In honesty, I think I threw my best optimization ideas at the version most of you are already running.  *grins*  But there's probably another 5% here and there, which could translate into, say, at least a 10-20kh/sec boost on faster cards.

  -Dave

You could also optimize on the low-end GT 640 (GDDR 5 version). It has Compute 3.5, does around 105 kHsh/s with OC and I generally found its results to scale up pretty linearly with the number of SMX. i.e. scaling it up to 12 SMX (like the GTX 780) yields some 630 kHash/s which people actually seem to be hitting when overclocking their devices.

EDIT: I did some profiling with Cuda 5.5 Visual Profiler on a Compute 3.0 device recently (also 2 SMX, a laptop part). I found that the artithmetic units were pretty maxed out. And it also showed an 80% efficiency in the instruction scheduler. Meaning that the dual issue feature in each SMX four warp schedulers was pretty nicely utilized. The occupancy on each SMX was 100%, which is perfect. Memory accesses were fully coalesced 128 byte transactions. Can't get any better than this.


Ooh.  Good idea for the cheaper device - thank you. 

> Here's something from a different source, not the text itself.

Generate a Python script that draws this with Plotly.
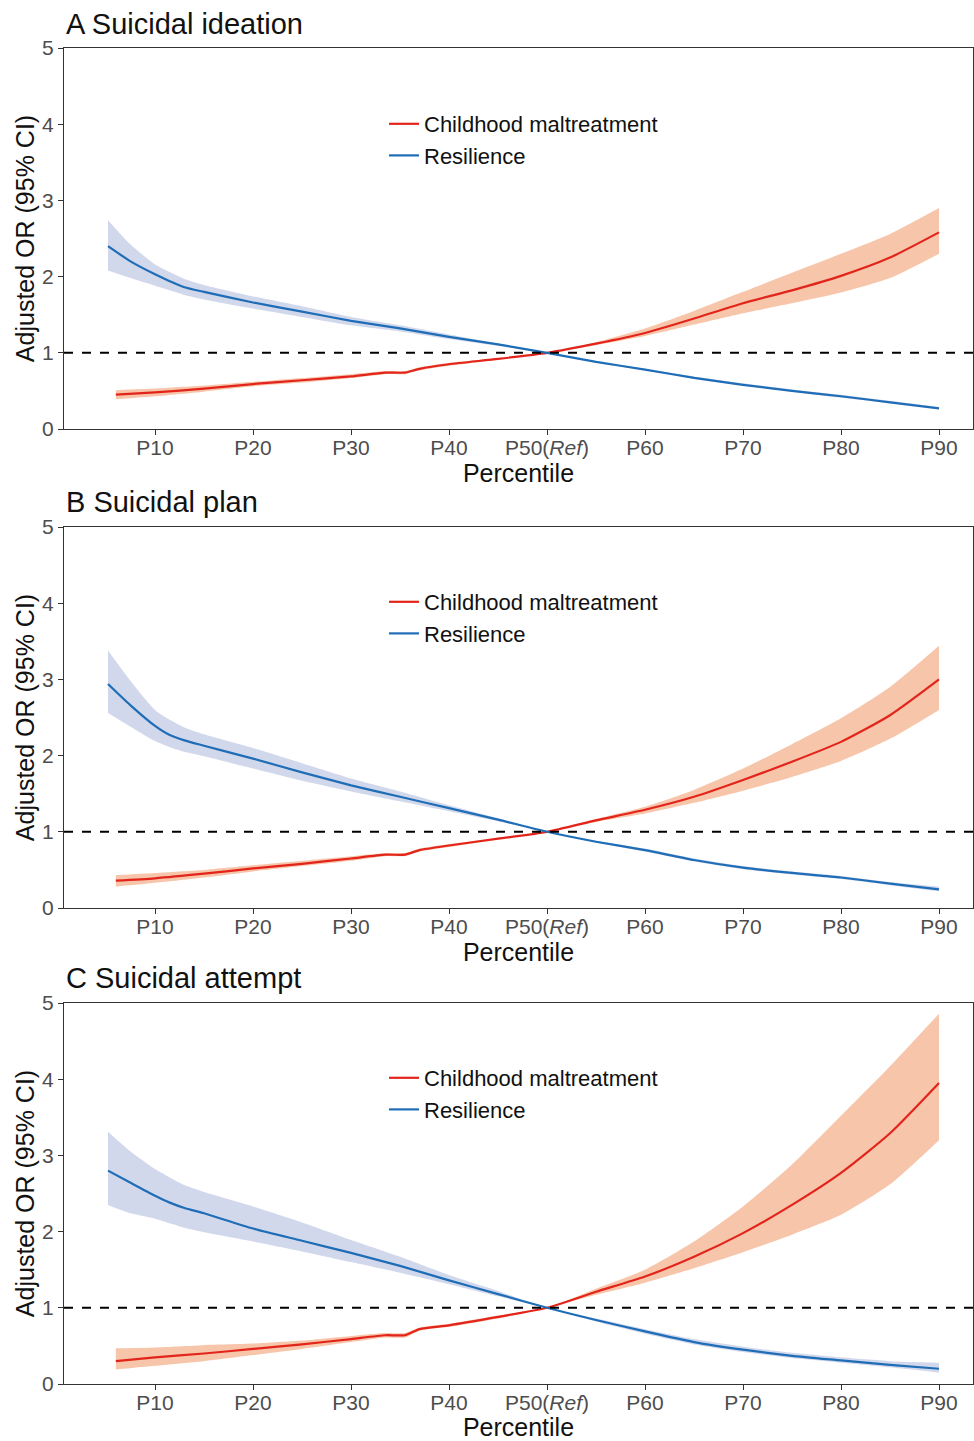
import plotly.graph_objects as go

# ---------------- data ----------------
blue_x = [5.2, 7.5, 10, 11.5, 13, 15, 20, 25, 30, 35, 40, 45, 50, 55, 60, 65, 70, 75, 80, 85, 90]
red_x = [6, 10, 15, 20, 25, 30, 33.5, 35.5, 37, 40, 45, 50, 55, 60, 65, 70, 75, 80, 85, 90]

panel_titles = ["A Suicidal ideation", "B Suicidal plan", "C Suicidal attempt"]

# Panel A
a_res = [2.40, 2.20, 2.03, 1.94, 1.86, 1.80, 1.66, 1.54, 1.42, 1.32, 1.21, 1.11, 1.0, 0.88, 0.78, 0.67, 0.58, 0.50, 0.43, 0.35, 0.27]
a_res_hi = [2.74, 2.42, 2.16, 2.06, 1.97, 1.89, 1.74, 1.61, 1.47, 1.36, 1.24, 1.12, 1.0, 0.89, 0.79, 0.69, 0.60, 0.52, 0.45, 0.37, 0.29]
a_res_lo = [2.08, 1.98, 1.88, 1.82, 1.76, 1.70, 1.58, 1.47, 1.36, 1.28, 1.18, 1.09, 1.0, 0.87, 0.77, 0.66, 0.57, 0.49, 0.41, 0.34, 0.26]
a_cm = [0.45, 0.48, 0.53, 0.59, 0.64, 0.69, 0.74, 0.74, 0.79, 0.85, 0.92, 1.0, 1.12, 1.26, 1.45, 1.65, 1.82, 2.01, 2.25, 2.58]
a_cm_hi = [0.51, 0.53, 0.57, 0.62, 0.67, 0.72, 0.76, 0.76, 0.81, 0.87, 0.93, 1.0, 1.14, 1.32, 1.55, 1.80, 2.05, 2.30, 2.56, 2.90]
a_cm_lo = [0.39, 0.43, 0.49, 0.56, 0.61, 0.67, 0.72, 0.72, 0.77, 0.83, 0.91, 1.0, 1.10, 1.22, 1.37, 1.52, 1.65, 1.79, 1.98, 2.30]

# Panel B
b_res = [2.94, 2.66, 2.39, 2.27, 2.20, 2.13, 1.96, 1.78, 1.61, 1.46, 1.31, 1.16, 1.0, 0.87, 0.76, 0.63, 0.53, 0.46, 0.40, 0.32, 0.245]
b_res_hi = [3.38, 2.98, 2.60, 2.47, 2.37, 2.28, 2.10, 1.90, 1.70, 1.53, 1.35, 1.18, 1.0, 0.88, 0.78, 0.65, 0.55, 0.48, 0.42, 0.34, 0.28]
b_res_lo = [2.56, 2.38, 2.19, 2.11, 2.05, 1.99, 1.83, 1.67, 1.53, 1.40, 1.27, 1.14, 1.0, 0.86, 0.74, 0.61, 0.51, 0.44, 0.38, 0.30, 0.22]
b_cm = [0.36, 0.39, 0.45, 0.52, 0.58, 0.65, 0.70, 0.70, 0.76, 0.82, 0.91, 1.0, 1.15, 1.29, 1.46, 1.68, 1.92, 2.18, 2.53, 3.00]
b_cm_hi = [0.43, 0.46, 0.50, 0.56, 0.62, 0.68, 0.72, 0.72, 0.78, 0.84, 0.92, 1.0, 1.17, 1.33, 1.55, 1.83, 2.15, 2.49, 2.90, 3.44]
b_cm_lo = [0.28, 0.33, 0.40, 0.48, 0.55, 0.62, 0.68, 0.68, 0.74, 0.80, 0.90, 1.0, 1.13, 1.24, 1.38, 1.54, 1.72, 1.93, 2.22, 2.60]

# Panel C
c_res = [2.80, 2.64, 2.47, 2.38, 2.31, 2.24, 2.04, 1.88, 1.72, 1.55, 1.36, 1.18, 1.0, 0.84, 0.69, 0.55, 0.45, 0.37, 0.31, 0.25, 0.20]
c_res_hi = [3.31, 3.05, 2.82, 2.71, 2.61, 2.52, 2.33, 2.12, 1.89, 1.67, 1.43, 1.22, 1.0, 0.86, 0.72, 0.59, 0.49, 0.41, 0.35, 0.30, 0.28]
c_res_lo = [2.35, 2.24, 2.17, 2.11, 2.05, 1.99, 1.87, 1.74, 1.60, 1.46, 1.31, 1.15, 1.0, 0.82, 0.66, 0.52, 0.42, 0.34, 0.28, 0.22, 0.15]
c_cm = [0.30, 0.35, 0.40, 0.46, 0.52, 0.59, 0.64, 0.64, 0.72, 0.77, 0.88, 1.0, 1.21, 1.41, 1.67, 1.98, 2.35, 2.77, 3.29, 3.95]
c_cm_hi = [0.47, 0.48, 0.51, 0.53, 0.57, 0.63, 0.67, 0.67, 0.74, 0.79, 0.90, 1.0, 1.25, 1.50, 1.87, 2.33, 2.88, 3.52, 4.17, 4.86]
c_cm_lo = [0.19, 0.24, 0.30, 0.38, 0.46, 0.55, 0.61, 0.61, 0.70, 0.75, 0.86, 1.0, 1.17, 1.33, 1.52, 1.73, 1.96, 2.22, 2.62, 3.20]

tick_vals = [10, 20, 30, 40, 50, 60, 70, 80, 90]
tick_text = ["P10", "P20", "P30", "P40", "P50(<i>Ref</i>)", "P60", "P70", "P80", "P90"]

panels = [
    (a_cm, a_cm_hi, a_cm_lo, a_res, a_res_hi, a_res_lo),
    (b_cm, b_cm_hi, b_cm_lo, b_res, b_res_hi, b_res_lo),
    (c_cm, c_cm_hi, c_cm_lo, c_res, c_res_hi, c_res_lo),
]

# ---------------- styling ----------------
RED = "#E3241B"
BLUE = "#1E6DB6"
RED_FILL = "rgba(240,150,100,0.55)"
BLUE_FILL = "rgba(165,178,218,0.5)"
FONT = "Arial, Liberation Sans, sans-serif"

H = 1441
W = 974
L, R = 64, 1
pix = [(48, 429), (527, 908), (1003, 1384)]
legend_tops = [103, 581, 1057]
title_y = [24, 502, 978]

fig = go.Figure()
legend_names = ["legend", "legend2", "legend3"]
SPL = dict(shape="spline", smoothing=0.6)

for i, (cm, cm_hi, cm_lo, rs, rs_hi, rs_lo) in enumerate(panels):
    xa = "x" if i == 0 else f"x{i+1}"
    ya = "y" if i == 0 else f"y{i+1}"
    lg = legend_names[i]
    fig.add_trace(go.Scatter(x=red_x, y=cm_lo, mode="lines", line=dict(width=0, **SPL), xaxis=xa, yaxis=ya,
                             showlegend=False, hoverinfo="skip"))
    fig.add_trace(go.Scatter(x=red_x, y=cm_hi, mode="lines", line=dict(width=0, **SPL), fill="tonexty",
                             fillcolor=RED_FILL, xaxis=xa, yaxis=ya, showlegend=False, hoverinfo="skip"))
    fig.add_trace(go.Scatter(x=blue_x, y=rs_lo, mode="lines", line=dict(width=0, **SPL), xaxis=xa, yaxis=ya,
                             showlegend=False, hoverinfo="skip"))
    fig.add_trace(go.Scatter(x=blue_x, y=rs_hi, mode="lines", line=dict(width=0, **SPL), fill="tonexty",
                             fillcolor=BLUE_FILL, xaxis=xa, yaxis=ya, showlegend=False, hoverinfo="skip"))
    fig.add_trace(go.Scatter(x=red_x, y=cm, mode="lines", line=dict(color=RED, width=2.2, **SPL),
                             name="Childhood maltreatment", xaxis=xa, yaxis=ya, legend=lg, showlegend=True))
    fig.add_trace(go.Scatter(x=blue_x, y=rs, mode="lines", line=dict(color=BLUE, width=2.2, **SPL),
                             name="Resilience", xaxis=xa, yaxis=ya, legend=lg, showlegend=True))

    top, bot = pix[i]
    dom = [1 - bot / H, 1 - top / H]
    ax_common = dict(showline=True, linecolor="#333333", linewidth=1.3, mirror=True,
                     ticks="outside", ticklen=5, tickcolor="#333333", tickwidth=1.3,
                     showgrid=False, zeroline=False, automargin=False,
                     tickfont=dict(family=FONT, size=21, color="#4D4D4D"))
    fig.update_layout(**{
        ("xaxis" if i == 0 else f"xaxis{i+1}"): dict(
            domain=[0, 1], anchor=ya, range=[0.71, 93.47],
            tickvals=tick_vals, ticktext=tick_text, ticklabelstandoff=-5,
            title=dict(text="Percentile", font=dict(family=FONT, size=25, color="#111111"), standoff=0),
            **ax_common),
        ("yaxis" if i == 0 else f"yaxis{i+1}"): dict(
            domain=dom, anchor=xa, range=[0, 5], tickvals=[0, 1, 2, 3, 4, 5],
            title=dict(text="Adjusted OR (95% CI)", font=dict(family=FONT, size=25, color="#111111"), standoff=0),
            **ax_common),
        lg: dict(x=(384 - L) / (W - L - R), xanchor="left", y=1 - legend_tops[i] / H, yanchor="top",
                 font=dict(family=FONT, size=22, color="#111111"), bgcolor="rgba(0,0,0,0)",
                 itemwidth=30, traceorder="normal", tracegroupgap=0),
    })
    fig.add_shape(type="line", xref=f"{xa} domain", yref=ya, x0=0, x1=1, y0=1, y1=1,
                  line=dict(color="black", width=2, dash="dash"))
    fig.add_annotation(text=panel_titles[i], xref="paper", yref="paper", x=0, xanchor="left",
                       y=1 - title_y[i] / H, yanchor="middle", showarrow=False,
                       font=dict(family=FONT, size=29, color="#111111"))

fig.update_layout(width=W, height=H, margin=dict(l=L, r=R, t=0, b=0, autoexpand=False),
                  paper_bgcolor="white", plot_bgcolor="white")

fig.write_html("out.html", config={"displayModeBar": False},
               post_script="document.body.style.margin='0';")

Re "can't get any better" - that's the other reason I was thinking about grubbing for help.  I'm guessing that the remainder of the optimization is going to be ugly.  I've been staring at, e.g., the cuobjdump assembly output and the instruction throughput tables and trying to figure out if there are ways to improve it (nothing obvious).  And, as you note, 80% instruction scheduling is already quite high.  Doubling up keys in a clever way might get that to 90 but at the cost of probably unacceptable register pressure.  I tried it once and threw away the code, but there are a few other ways to imagine doing it.

It's really hard to beat the raw number of ALUs those AMD devices have when the code is as trivially parallel as brute-force hashing.